Short exercise: Write the listing below out again exactly, dropping the images.

Source data:
•••••

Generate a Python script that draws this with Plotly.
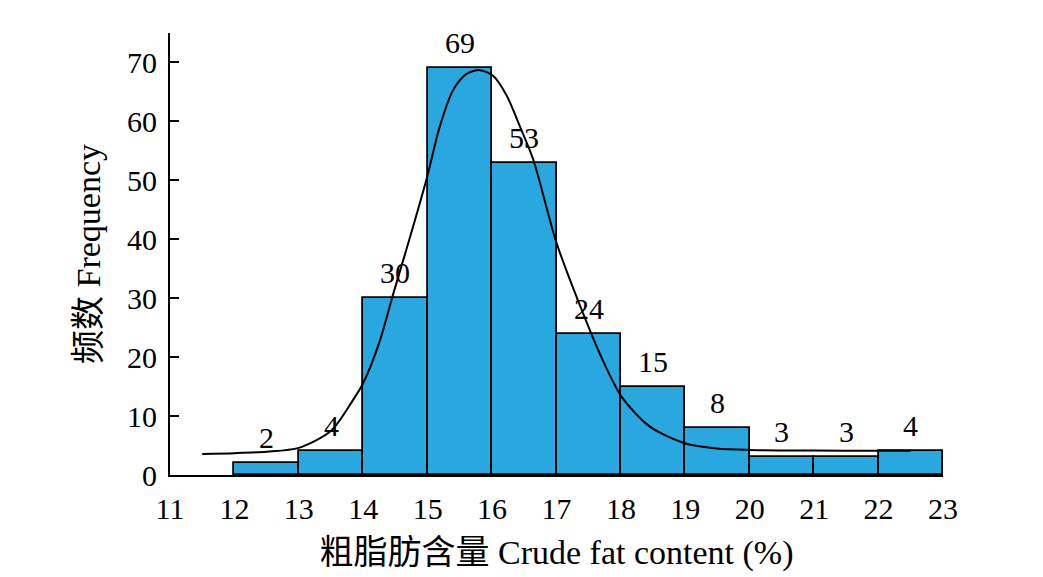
import plotly.graph_objects as go

# Histogram bins (lower edges) and frequencies
bin_left = [12, 13, 14, 15, 16, 17, 18, 19, 20, 21, 22]
counts = [2, 4, 30, 69, 53, 24, 15, 8, 3, 3, 4]
bin_width = 1

# Fitted curve points
curve_x = [11.5, 12.0, 12.5, 13.0, 13.5, 13.84, 14.0, 14.25, 14.47, 14.73, 14.98,
           15.19, 15.40, 15.61, 15.81, 16.02, 16.23, 16.43, 16.64, 17.0, 17.37,
           17.68, 18.01, 18.45, 18.99, 19.49, 20.0, 21.0, 22.0, 22.5]
curve_y = [3.57, 3.7, 3.95, 4.6, 7.5, 12.7, 15.6, 22.5, 30.9, 40.5, 50.1,
           59.2, 65.4, 68.1, 68.7, 67.7, 64.3, 59.2, 53.5, 39.4, 28.6,
           20.4, 13.3, 8.2, 5.4, 4.5, 4.25, 4.14, 4.1, 4.1]

x_ticks = list(range(11, 24))
y_ticks = [0, 10, 20, 30, 40, 50, 60, 70]

x_title = "粗脂肪含量 Crude fat content (%)"
y_title = "频数 Frequency"

FONT = "Liberation Serif, Times New Roman, Noto Sans CJK SC, serif"
BAR_COLOR = "#29A8E0"

centers = [b + bin_width / 2 for b in bin_left]

fig = go.Figure()
fig.add_trace(go.Bar(
    x=centers, y=counts, width=[bin_width] * len(counts),
    marker=dict(color=BAR_COLOR, line=dict(color="black", width=1.8)),
    showlegend=False, hoverinfo="x+y",
))
fig.add_trace(go.Scatter(
    x=curve_x, y=curve_y, mode="lines",
    line=dict(color="black", width=2, shape="spline", smoothing=0.8),
    showlegend=False,
))

for cx, c in zip(centers, counts):
    fig.add_annotation(x=cx, y=c, text=str(c), showarrow=False,
                       yanchor="bottom", yshift=7,
                       font=dict(family=FONT, size=30, color="black"))

fig.update_layout(
    width=1035, height=569,
    margin=dict(l=162, r=100, t=25, b=102),
    paper_bgcolor="white", plot_bgcolor="white",
    font=dict(family=FONT, size=30, color="black"),
    bargap=0,
)
fig.update_xaxes(
    range=[11, 23], tickvals=x_ticks, ticktext=[str(t) for t in x_ticks],
    showline=True, linecolor="black", linewidth=2, ticks="",
    showgrid=False, zeroline=False, ticklabelstandoff=6, automargin=False,
    title=dict(text=x_title, font=dict(family=FONT, size=34), standoff=16),
    tickfont=dict(family=FONT, size=30),
)
fig.update_yaxes(
    range=[0, 75], tickvals=y_ticks,
    showline=True, linecolor="black", linewidth=2,
    ticks="inside", ticklen=9, tickwidth=2, tickcolor="black",
    showgrid=False, zeroline=False, ticklabelstandoff=5, automargin=False,
    title=dict(text=y_title, font=dict(family=FONT, size=34), standoff=16),
    tickfont=dict(family=FONT, size=30),
)

fig.write_html("out.html")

•••••

Result below:
Generate a Python script that draws this with Plotly.
import plotly.graph_objects as go

# Histogram bins (lower edges) and frequencies
bin_left = [12, 13, 14, 15, 16, 17, 18, 19, 20, 21, 22]
counts = [2, 4, 30, 69, 53, 24, 15, 8, 3, 3, 4]
bin_width = 1

# Fitted curve points
curve_x = [11.5, 12.0, 12.5, 13.0, 13.5, 13.84, 14.0, 14.25, 14.47, 14.73, 14.98,
           15.19, 15.40, 15.61, 15.81, 16.02, 16.23, 16.43, 16.64, 17.0, 17.37,
           17.68, 18.01, 18.45, 18.99, 19.49, 20.0, 21.0, 22.0, 22.5]
curve_y = [3.57, 3.7, 3.95, 4.6, 7.5, 12.7, 15.6, 22.5, 30.9, 40.5, 50.1,
           59.2, 65.4, 68.1, 68.7, 67.7, 64.3, 59.2, 53.5, 39.4, 28.6,
           20.4, 13.3, 8.2, 5.4, 4.5, 4.25, 4.14, 4.1, 4.1]

x_ticks = list(range(11, 24))
y_ticks = [0, 10, 20, 30, 40, 50, 60, 70]

x_title = "粗脂肪含量 Crude fat content (%)"
y_title = "频数 Frequency"

FONT = "Liberation Serif, Times New Roman, Noto Sans CJK SC, serif"
BAR_COLOR = "#29A8E0"

centers = [b + bin_width / 2 for b in bin_left]

fig = go.Figure()
fig.add_trace(go.Bar(
    x=centers, y=counts, width=[bin_width] * len(counts),
    marker=dict(color=BAR_COLOR, line=dict(color="black", width=1.8)),
    showlegend=False, hoverinfo="x+y",
))
fig.add_trace(go.Scatter(
    x=curve_x, y=curve_y, mode="lines",
    line=dict(color="black", width=2, shape="spline", smoothing=0.8),
    showlegend=False,
))

for cx, c in zip(centers, counts):
    fig.add_annotation(x=cx, y=c, text=str(c), showarrow=False,
                       yanchor="bottom", yshift=7,
                       font=dict(family=FONT, size=30, color="black"))

fig.update_layout(
    width=1035, height=569,
    margin=dict(l=162, r=100, t=25, b=102),
    paper_bgcolor="white", plot_bgcolor="white",
    font=dict(family=FONT, size=30, color="black"),
    bargap=0,
)
fig.update_xaxes(
    range=[11, 23], tickvals=x_ticks, ticktext=[str(t) for t in x_ticks],
    showline=True, linecolor="black", linewidth=2, ticks="",
    showgrid=False, zeroline=False, ticklabelstandoff=6, automargin=False,
    title=dict(text=x_title, font=dict(family=FONT, size=34), standoff=16),
    tickfont=dict(family=FONT, size=30),
)
fig.update_yaxes(
    range=[0, 75], tickvals=y_ticks,
    showline=True, linecolor="black", linewidth=2,
    ticks="inside", ticklen=9, tickwidth=2, tickcolor="black",
    showgrid=False, zeroline=False, ticklabelstandoff=5, automargin=False,
    title=dict(text=y_title, font=dict(family=FONT, size=34), standoff=16),
    tickfont=dict(family=FONT, size=30),
)

fig.write_html("out.html")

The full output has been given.